Born in 1867 in Wisconsin to a family of Welsh decent, Frank Lloyd Wright became America's most famous and influential architect. Although he found fame in America, his family were from Ceredigion and Welsh culture was to have a huge influence on his architecture...

Falling Water, the house Frank Lloyd Wright built for the Kaufmann family in 1935, is one of architecture's most iconic houses. A marriage of dynamic composition and integration with nature, it is strongly influenced by Japanese architecture. fforestchief says he is going to live there when he retires.

Few might know that Frank Lloyd Wright's ancestors are Welsh. His maternal family emigrated from Cardigan to Wisconsin in 1844, where Frank was born in 1867. From an early age it was clear that Frank was highly influenced by his Welsh roots. Having been christened Frank Lincoln Wright, as a teenager he decided to change Lincoln to Lloyd as a dedication to his Welsh Mother.

He designed more than 1,100 buildings in his lifetime and continued to work as an architect up until his death in 1959, aged 91. Frank ensured his Welsh heritage was represented in many of his buildings. He completed the build of his own home in 1911, which was developed on land belonging to his maternal Welsh family. He named the house 'Taliesin', after the ancient Welsh bard, and some of his other builds were adorned with the Welsh motto "Y gwir yn erbyn y byd" ("The truth against the world"). His Welsh heritage had a profound effect on his design outlook and inspired much of the organic feel of his architecture.

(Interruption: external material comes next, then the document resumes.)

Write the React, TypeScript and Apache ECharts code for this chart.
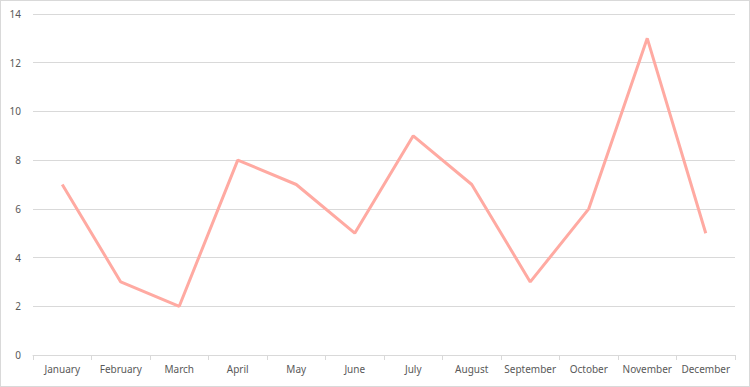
import React, { useEffect, useRef } from "react";
import * as echarts from "echarts";

const months = ["January","February","March","April","May","June","July","August","September","October","November","December"];
const values = [7, 3, 2, 8, 7, 5, 9, 7, 3, 6, 13, 5];
const yMin = 0;
const yMax = 14;
const yStep = 2;

export default function App() {
  const ref = useRef<HTMLDivElement>(null);
  useEffect(() => {
    const chart = echarts.init(ref.current!, null, { renderer: "svg" });
    chart.setOption({
      animation: false,
      backgroundColor: "#ffffff",
      grid: { left: 32, right: 14, top: 13, bottom: 31, containLabel: false },
      xAxis: {
        type: "category",
        data: months,
        boundaryGap: true,
        axisLine: { lineStyle: { color: "#d9d9d9", width: 1 } },
        axisTick: { show: true, interval: 0, length: 5, lineStyle: { color: "#d9d9d9" } },
        axisLabel: { interval: 0, hideOverlap: false, color: "#595959", fontSize: 10, fontFamily: "Noto Sans", margin: 9 },
      },
      yAxis: {
        type: "value",
        min: yMin,
        max: yMax,
        interval: yStep,
        axisLine: { show: false },
        axisTick: { show: false },
        splitLine: { lineStyle: { color: "#d9d9d9", width: 1 } },
        axisLabel: { color: "#595959", fontSize: 10, fontFamily: "Noto Sans", margin: 12 },
      },
      series: [
        {
          type: "line",
          data: values,
          symbol: "none",
          lineStyle: { color: "#ffaaa2", width: 3 },
        },
      ],
    });
    return () => chart.dispose();
  }, []);
  return (
    <div
      ref={ref}
      style={{
        position: "fixed",
        left: 0,
        top: 0,
        width: 750,
        height: 387,
        border: "1px solid #d9d9d9",
        boxSizing: "border-box",
        background: "#fff",
      }}
    />
  );
}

Frank's one and only trip to his ancestral country was made in 1956 to receive an honorary doctorate from Bangor University. He actually stayed with another world-famous architect of Welsh decent during this trip, Sir Bertram Clough Williams-Ellis, creator of the Portmeirion village near Porthmadog in North Wales. Pictured together here in 1956, the two famous architects shared a similar vision: to design buildings that lived in harmony with the natural landscape. A little bit like fforest.